Ils ne savent pas que le double V allemand, qu’on écrit ainsi W, est notre V consonne, et qu’en Allemagne on prononce Vétéravie, Virtemberg, Vestphalie, Visigoths[2].
Ils impriment Altona au lieu d’Altena, ne sachant pas qu’en allemand un O surmonté de deux points vaut un E.
Ils ne savent pas qu’en Hollande oe fait ou ; et ils font toujours des fautes en imprimant cette diphthongue.
Celles que commettent tous les jours nos traducteurs de livres sont innombrables.
Pour l’orthographe purement française, l’habitude seule peut en supporter l’incongruité.
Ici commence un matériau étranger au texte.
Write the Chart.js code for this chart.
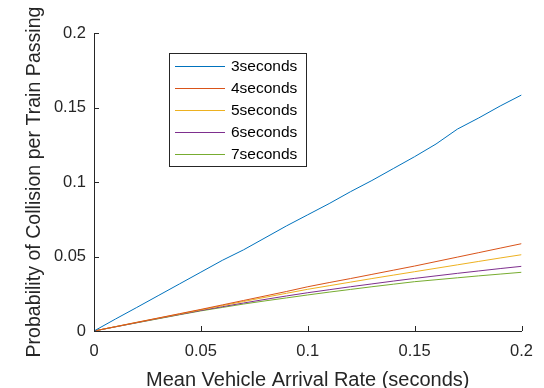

Emploi-e-roi-ent, octroi-e-roi-ent, qu’on prononce octroieraient, emploieraient ; pa-on, qu’on prononce pan ; faon, qu’on prononce fan ; La-on, qu’on prononce Lan, et cent autres barbaries pareilles, font dire :
Hodieque manent vestigia ruris.
Cela n’empêche pas que Racine, Boileau et Quinault, ne charment l’oreille, et que La Fontaine ne doive plaire à jamais.
Les Anglais sont bien plus inconséquents ; ils ont perverti toutes les voyelles ; il les prononcent autrement que toutes les autres nations. C’est en orthographe qu’on peut dire d’eux avec Virgile (Égl. i, vers 67) :
Et penitus toto divises orbe Britannos.
Cependant ils ont changé leur orthographe depuis cent ans : ils n’écrivent plus loveth, speaketh, maketh, mais loves, speaks, makes.
Les Italiens ont supprimé toutes leurs H[3]. Ils ont fait plusieurs innovations en faveur de la douceur de leur langue.
L’écriture est la peinture de la voix : plus elle est ressemblante, meilleure elle est.
- ↑ Questions sur l’Encyclopédie, huitième partie, 1771. (B.)
- ↑ Voyez dans les Mélanges, année 1773, une note de Voltaire sur l’article xii des Fragments sur l’Inde.
- ↑ Voyez l’article A, tome XVII, page 9.